1,001 Novels: A Library of America
The Cherokee Rose: A Novel of Gardens and Ghosts(2015)
by Tiya Miles
Diamon Hill, Georgia
Georgia: 8/26
The subtitle, A Novel of Gardens and Ghosts, made it hard to take The Cherokee Rose seriously, and there is no mistake that is a work of fiction written by a historian, but I can see why editor Susan Straight would pick it because it talks about a little mentioned group: people with mixed African American and Native American lineage.
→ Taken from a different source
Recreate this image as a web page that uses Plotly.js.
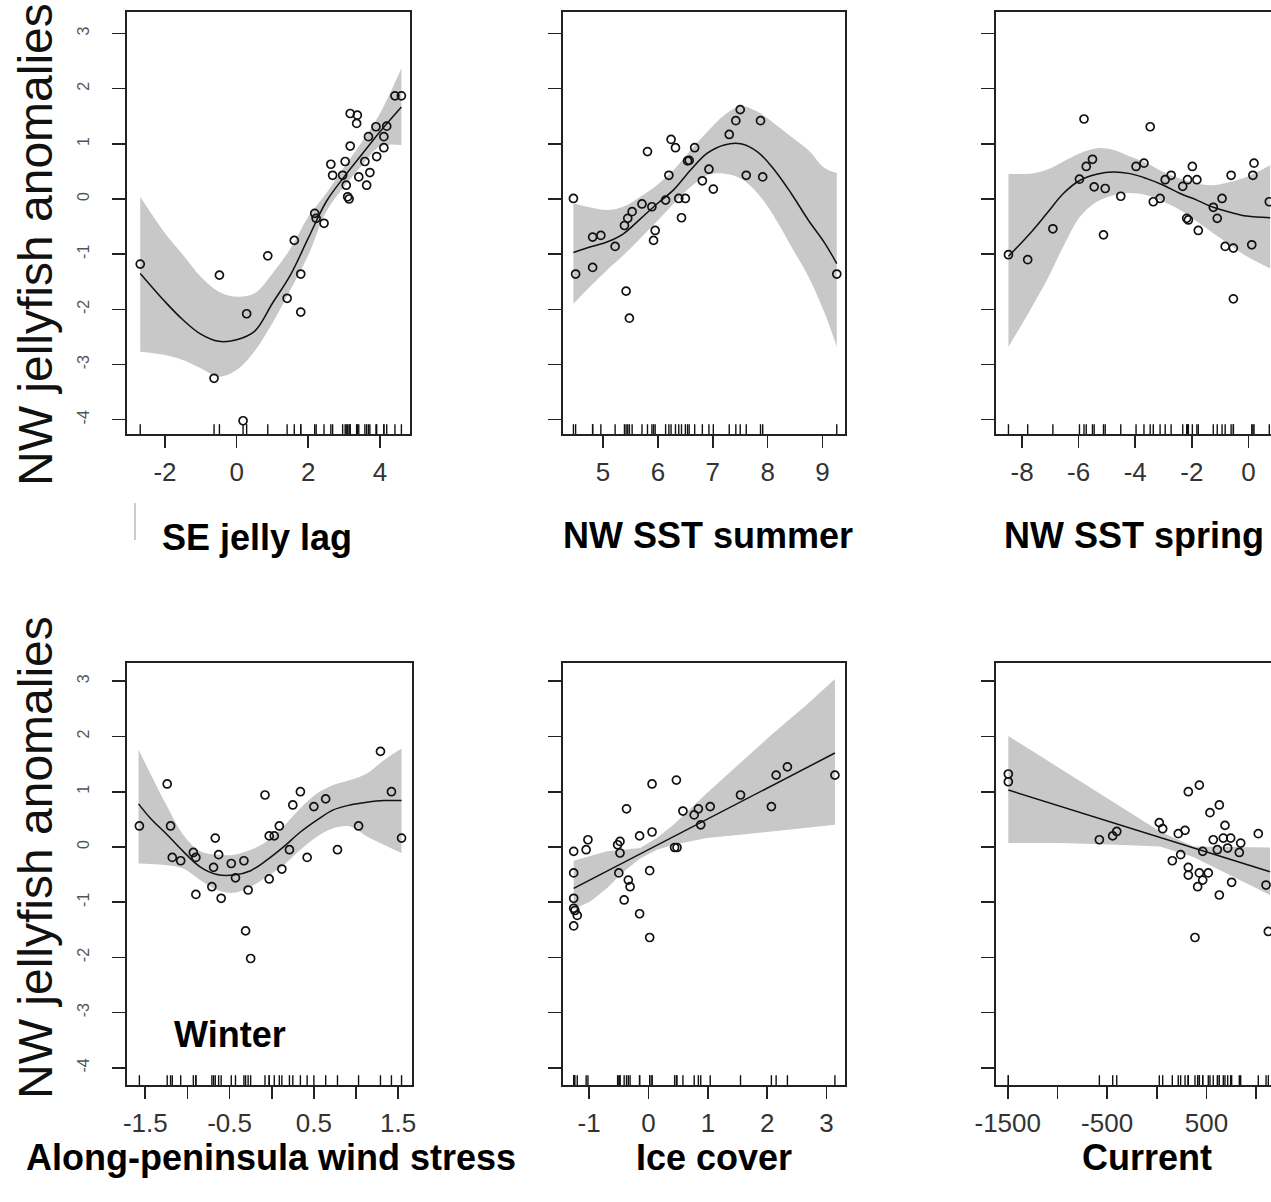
<!DOCTYPE html>
<html><head><meta charset="utf-8">
<script src="https://cdn.plot.ly/plotly-3.0.1.min.js"></script>
<style>html,body{margin:0;padding:0;background:#fff}#chart{width:1271px;height:1202px}</style>
</head><body><div id="chart"></div>
<script>
// ---------- Panel 1: SE jelly lag ----------
const p1x = [-2.69,-0.48,-0.63,0.18,0.28,0.87,1.41,1.61,1.79,1.79,2.18,2.22,2.44,2.63,2.68,3.03,2.96,3.06,3.10,3.14,3.17,3.17,3.37,3.35,3.41,3.63,3.58,3.72,3.68,3.91,3.89,4.11,4.11,4.19,4.42,4.60];
const p1y = [-1.18,-1.38,-3.25,-4.02,-2.08,-1.03,-1.80,-0.75,-1.36,-2.05,-0.26,-0.35,-0.44,0.63,0.43,0.68,0.43,0.25,0.04,0.00,0.96,1.55,1.52,1.37,0.40,0.25,0.68,0.48,1.13,0.77,1.31,0.93,1.13,1.32,1.87,1.87];
const f1x = [-2.69,-2,-1.5,-1,-0.5,0,0.5,1,1.5,2,2.5,3,3.5,4,4.6];
const f1y = [-1.35,-1.86,-2.19,-2.45,-2.58,-2.55,-2.40,-1.89,-1.38,-0.71,-0.05,0.40,0.81,1.22,1.67];
const b1u = [0.04,-0.62,-1.01,-1.41,-1.68,-1.77,-1.71,-1.35,-0.90,-0.32,0.10,0.58,1.04,1.55,2.37];
const b1l = [-2.77,-2.83,-2.92,-3.07,-3.22,-3.10,-2.76,-2.25,-1.65,-1.02,-0.23,0.22,0.61,0.95,0.98];

// ---------- Panel 2: NW SST summer ----------
const p2x = [4.46,4.50,4.81,4.96,4.81,5.22,5.39,5.45,5.53,5.42,5.48,5.71,5.81,5.89,5.95,5.92,6.14,6.20,6.24,6.32,6.38,6.50,6.43,6.54,6.57,6.67,6.81,6.93,7.01,7.30,7.42,7.50,7.61,7.87,7.91,9.26];
const p2y = [0.01,-1.36,-0.69,-0.66,-1.24,-0.86,-0.48,-0.35,-0.23,-1.67,-2.16,-0.09,0.86,-0.14,-0.57,-0.75,-0.02,0.43,1.08,0.93,0.01,0.01,-0.34,0.69,0.70,0.93,0.33,0.54,0.18,1.17,1.42,1.62,0.43,1.42,0.40,-1.36];
const f2x = [4.46,4.76,5.07,5.37,5.68,5.98,6.29,6.60,6.90,7.21,7.51,7.82,8.12,8.43,8.74,9.04,9.26];
const f2y = [-0.97,-0.87,-0.78,-0.63,-0.36,-0.09,0.17,0.53,0.83,0.98,1.00,0.85,0.53,0.10,-0.38,-0.80,-1.17];
const b2u = [-0.08,-0.15,-0.20,-0.14,0.04,0.25,0.53,0.89,1.22,1.52,1.68,1.58,1.37,1.13,0.89,0.56,0.47];
const b2l = [-1.90,-1.59,-1.29,-1.02,-0.71,-0.41,-0.08,0.22,0.43,0.46,0.37,0.10,-0.32,-0.86,-1.40,-2.07,-2.68];

// ---------- Panel 3: NW SST spring ----------
const p3x = [-8.48,-7.80,-6.91,-5.81,-5.97,-5.73,-5.51,-5.45,-5.06,-5.12,-4.51,-3.97,-3.69,-3.47,-3.36,-3.12,-2.94,-2.73,-2.32,-2.15,-1.98,-1.82,-2.18,-2.12,-1.77,-1.24,-1.10,-0.93,-0.82,-0.53,-0.53,-0.61,0.12,0.16,0.20,0.74];
const p3y = [-1.01,-1.10,-0.54,1.45,0.36,0.59,0.72,0.22,0.19,-0.65,0.05,0.59,0.65,1.31,-0.05,0.01,0.35,0.43,0.23,0.35,0.59,0.35,-0.35,-0.38,-0.57,-0.15,-0.35,0.01,-0.86,-0.89,-1.81,0.43,-0.83,0.43,0.65,-0.05];
const f3x = [-8.48,-7.71,-7.12,-6.54,-5.95,-5.36,-4.77,-4.18,-3.59,-3.00,-2.41,-1.82,-1.24,-0.65,-0.06,0.77];
const f3y = [-1.04,-0.62,-0.26,0.10,0.34,0.45,0.49,0.46,0.37,0.25,0.10,-0.02,-0.15,-0.24,-0.31,-0.34];
const b3u = [0.46,0.46,0.53,0.68,0.83,0.92,0.89,0.77,0.65,0.49,0.37,0.28,0.25,0.31,0.40,0.61];
const b3l = [-2.68,-2.01,-1.47,-0.86,-0.32,-0.05,0.07,0.11,0.07,-0.05,-0.20,-0.41,-0.62,-0.83,-1.04,-1.26];

// ---------- Panel 4: Along-peninsula wind stress (Winter) ----------
const p4x = [-1.57,-1.24,-1.20,-1.18,-1.08,-0.93,-0.90,-0.90,-0.67,-0.69,-0.63,-0.71,-0.60,-0.48,-0.43,-0.33,-0.28,-0.31,-0.25,-0.08,-0.03,-0.03,0.03,0.09,0.12,0.21,0.25,0.34,0.42,0.50,0.64,0.78,1.03,1.29,1.42,1.54];
const p4y = [0.38,1.14,0.38,-0.19,-0.25,-0.10,-0.19,-0.86,0.16,-0.37,-0.14,-0.72,-0.93,-0.30,-0.56,-0.25,-0.78,-1.52,-2.02,0.94,-0.58,0.20,0.20,0.38,-0.40,-0.05,0.76,1.00,-0.19,0.73,0.87,-0.05,0.38,1.73,1.00,0.16];
const f4x = [-1.58,-1.44,-1.24,-1.05,-0.85,-0.65,-0.45,-0.25,-0.06,0.14,0.34,0.54,0.73,0.93,1.13,1.33,1.54];
const f4y = [0.78,0.52,0.22,-0.08,-0.36,-0.50,-0.51,-0.43,-0.24,0.00,0.27,0.49,0.67,0.76,0.81,0.84,0.84];
const b4u = [1.76,1.33,0.73,0.22,-0.08,-0.14,-0.14,-0.05,0.10,0.37,0.70,0.97,1.12,1.21,1.33,1.57,1.78];
const b4l = [-0.30,-0.31,-0.33,-0.39,-0.60,-0.78,-0.83,-0.72,-0.54,-0.33,-0.05,0.19,0.34,0.37,0.19,0.04,-0.11];

// ---------- Panel 5: Ice cover ----------
const p5x = [-1.26,-1.26,-1.26,-1.26,-1.24,-1.20,-1.26,-1.05,-1.02,-0.50,-0.52,-0.48,-0.48,-0.41,-0.37,-0.34,-0.31,-0.15,-0.15,0.02,0.06,0.06,0.02,0.44,0.48,0.47,0.58,0.77,0.84,0.88,1.04,1.55,2.07,2.15,2.34,3.14];
const p5y = [-0.08,-0.47,-0.93,-1.11,-1.15,-1.24,-1.43,-0.05,0.13,-0.47,0.04,0.10,-0.11,-0.96,0.69,-0.60,-0.72,0.20,-1.21,-0.43,1.14,0.27,-1.64,-0.01,-0.01,1.21,0.65,0.58,0.69,0.40,0.73,0.94,0.73,1.30,1.45,1.30];
const f5x = [-1.26,0,1,2,3.14];
const f5y = [-0.75,-0.05,0.51,1.06,1.70];
const b5x = [-1.26,-0.98,-0.70,-0.42,-0.14,0.14,0.42,0.98,1.54,2.10,2.66,3.14];
const b5u = [-0.25,-0.16,-0.08,-0.05,-0.02,0.16,0.40,0.97,1.51,2.06,2.57,3.04];
const b5l = [-1.13,-0.99,-0.75,-0.45,-0.21,-0.05,0.04,0.16,0.22,0.28,0.34,0.40];

// ---------- Panel 6: Current ----------
const p6x = [-1494,-1494,-578,-444,-403,25,59,156,216,240,284,317,317,317,384,411,428,428,462,462,518,535,568,609,629,629,686,669,713,743,753,830,844,1021,1099,1122];
const p6y = [1.32,1.18,0.13,0.20,0.28,0.44,0.33,-0.25,0.24,-0.14,0.30,1.00,-0.37,-0.51,-1.64,-0.72,1.12,-0.47,-0.60,-0.08,-0.47,0.62,0.13,-0.05,0.76,-0.87,0.39,0.16,-0.02,0.16,-0.64,-0.10,0.07,0.24,-0.69,-1.53];
const f6x = [-1494,1139];
const f6y = [1.03,-0.45];
const b6x = [-1494,-974,-404,32,368,703,1139];
const b6u = [2.01,1.42,0.77,0.28,0.01,0.00,-0.01];
const b6l = [0.07,0.07,0.04,0.01,-0.18,-0.48,-0.87];

// ---------- Labels ----------
const panelTitles = ['SE jelly lag','NW SST summer','NW SST spring','Along-peninsula wind stress','Ice cover','Current'];
const yTitle = 'NW jellyfish anomalies';
const insideLabel = 'Winter';
const yTickVals = [-4,-3,-2,-1,0,1,2,3];
const yTickText = ['-4','-3','-2','-1','0','1','2','3'];
const xTicks1 = [-2,0,2,4], xText1 = ['-2','0','2','4'];
const xTicks2 = [5,6,7,8,9], xText2 = ['5','6','7','8','9'];
const xTicks3 = [-8,-6,-4,-2,0], xText3 = ['-8','-6','-4','-2','0'];
const xTicks4 = [-1.5,-1,-0.5,0,0.5,1,1.5], xText4 = ['-1.5','','-0.5','','0.5','','1.5'];
const xTicks5 = [-1,0,1,2,3], xText5 = ['-1','0','1','2','3'];
const xTicks6 = [-1500,-1000,-500,0,500,1000], xText6 = ['-1500','','-500','','500',''];

const W = 1271, H = 1202;
const row1 = [-4.26, 3.39], row2 = [-4.31, 3.33];
const panels = [
  {px:p1x,py:p1y,fx:f1x,fy:f1y,bx:f1x,bu:b1u,bl:b1l,xr:[-3.06,4.84],yr:row1,L:127,R:410,T:12,B:434,tv:xTicks1,tt:xText1,ylab:true,right:true,shape:'spline'},
  {px:p2x,py:p2y,fx:f2x,fy:f2y,bx:f2x,bu:b2u,bl:b2l,xr:[4.27,9.41],yr:row1,L:563,R:845,T:12,B:434,tv:xTicks2,tt:xText2,ylab:false,right:true,shape:'spline'},
  {px:p3x,py:p3y,fx:f3x,fy:f3y,bx:f3x,bu:b3u,bl:b3l,xr:[-8.92,0.80],yr:row1,L:996,R:1271,T:12,B:434,tv:xTicks3,tt:xText3,ylab:false,right:false,shape:'spline'},
  {px:p4x,py:p4y,fx:f4x,fy:f4y,bx:f4x,bu:b4u,bl:b4l,xr:[-1.717,1.664],yr:row2,L:127,R:412,T:663,B:1085,tv:xTicks4,tt:xText4,ylab:true,right:true,shape:'spline'},
  {px:p5x,py:p5y,fx:f5x,fy:f5y,bx:b5x,bu:b5u,bl:b5l,xr:[-1.44,3.31],yr:row2,L:563,R:845,T:663,B:1085,tv:xTicks5,tt:xText5,ylab:false,right:true,shape:'linear'},
  {px:p6x,py:p6y,fx:f6x,fy:f6y,bx:b6x,bu:b6u,bl:b6l,xr:[-1618,1149],yr:row2,L:996,R:1271,T:663,B:1085,tv:xTicks6,tt:xText6,ylab:false,right:false,shape:'linear'}
];

const FONT = 'Liberation Sans, Arial, sans-serif';
const traces = [];
const layout = {
  width: W, height: H, margin:{l:0,r:0,t:0,b:0}, autosize:false,
  paper_bgcolor:'#fff', plot_bgcolor:'#fff', showlegend:false,
  annotations:[], shapes:[]
};

panels.forEach((p,i)=>{
  const n = i===0 ? '' : String(i+1);
  const xa = 'x'+n, ya = 'y'+n;
  traces.push({x:p.bx,y:p.bu,xaxis:xa,yaxis:ya,mode:'lines',line:{width:0,shape:p.shape,color:'rgba(0,0,0,0)'},hoverinfo:'skip'});
  traces.push({x:p.bx,y:p.bl,xaxis:xa,yaxis:ya,mode:'lines',line:{width:0,shape:p.shape,color:'rgba(0,0,0,0)'},fill:'tonexty',fillcolor:'#c8c8c8',hoverinfo:'skip'});
  traces.push({x:p.fx,y:p.fy,xaxis:xa,yaxis:ya,mode:'lines',line:{width:1.5,color:'#111',shape:p.shape}});
  traces.push({x:p.px,y:p.py,xaxis:xa,yaxis:ya,mode:'markers',marker:{symbol:'circle-open',size:8,color:'#111',line:{width:1.7,color:'#111'}}});
  traces.push({x:p.px,y:p.px.map(()=>p.yr[0]),xaxis:xa,yaxis:ya,mode:'markers',cliponaxis:true,hoverinfo:'skip',
               marker:{symbol:'line-ns',size:14,color:'#111',line:{width:1.4,color:'#111'}}});
  layout['xaxis'+n] = {
    domain:[p.L/W, p.R/W], range:p.xr, anchor:ya, showgrid:false, zeroline:false,
    showline:true, linecolor:'#222', linewidth:1.8, mirror:true,
    ticks:'outside', ticklen:12, tickwidth:1.6, tickcolor:'#222',
    tickmode:'array', tickvals:p.tv, ticktext:p.tt, ticklabelstandoff:2,
    tickfont:{family:FONT,size:26,color:'#333'}
  };
  layout['yaxis'+n] = {
    domain:[1-p.B/H, 1-p.T/H], range:p.yr, anchor:xa, showgrid:false, zeroline:false,
    showline:true, linecolor:'#222', linewidth:1.8, mirror:p.right,
    ticks:'outside', ticklen:13, tickwidth:1.6, tickcolor:'#222',
    tickmode:'array', tickvals:yTickVals, ticktext:yTickText, tickangle:-90,
    showticklabels:p.ylab, ticklabelstandoff:17,
    tickfont:{family:FONT,size:16,color:'#555'}
  };
});

// y titles
[245, 858].forEach(cy=>{
  layout.annotations.push({text:yTitle, xref:'paper', yref:'paper', x:35/W, y:1-cy/H, xanchor:'center', yanchor:'middle',
    textangle:-90, showarrow:false, font:{family:FONT,size:48,color:'#111'}});
});
// panel titles
const titlePos = [[257,537],[708,535],[1134,535],[271,1157],[714,1157],[1147,1157]];
panelTitles.forEach((t,i)=>{
  layout.annotations.push({text:'<b>'+t+'</b>', xref:'paper', yref:'paper', x:titlePos[i][0]/W, y:1-titlePos[i][1]/H,
    xanchor:'center', yanchor:'middle', showarrow:false, font:{family:FONT,size:36,color:'#000'}});
});
layout.annotations.push({text:'<b>'+insideLabel+'</b>', xref:'paper', yref:'paper', x:230/W, y:1-1034/H,
  xanchor:'center', yanchor:'middle', showarrow:false, font:{family:FONT,size:36,color:'#000'}});
// small stray mark near first title
layout.shapes.push({type:'line', xref:'paper', yref:'paper', x0:135/W, x1:135/W, y0:1-503/H, y1:1-540/H, line:{color:'#999',width:1}});

Plotly.newPlot('chart', traces, layout, {displayModeBar:false, staticPlot:true});
</script></body></html>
As recounted by this book (and something I knew independently before reading this book, but presumably something the "average" reader would be learning for the first time by reading this book), the Cherokee tribe had gone a long way to assimilation before they were forced off their developed lands in the southeast and forced west at gun point.
The conventional whoa-is-me narrative surrounding the trail of tears does a particular disservice to the Cherokee nation by focusing on the least fortunate among them. Wealthy landowners, often of mixed Cherokee/white heritage (but identifying as Cherokee) were able to relocate with their possessions, including slaves, intact. After the removal, some African American slaves with mixed parentage were left behind for various reasons, and then the convention became to identify as wholly African American. Finally, in the 20th century, there was a double reckoning, first among the remaining Cherokee people in Oklahoma, who had taken affirmative steps to disenfranchise those of mixed African America/Cherokee blood AND by African Americans in the Southeast who "rediscovered" their native roots in the 20th and 21st century.
Miles awkwardly accommodates all these experiences in the context of a novel about a wealthy but frivilous African American woman from Atlanta with "mixed roots" who buys the plantation of a famous Cherokee landowner who left as part of the removal process. There, she reconnects with a childhood friend with her own racial identity issues and a Cherokee journalist who mixed racial identity. There is also, yes, a ghost, and an appropriately menacing white local. Besides the very real and interesting historical perspectives, The Cherokee Rose is basically an LGBT friendly Hallmark movie plot.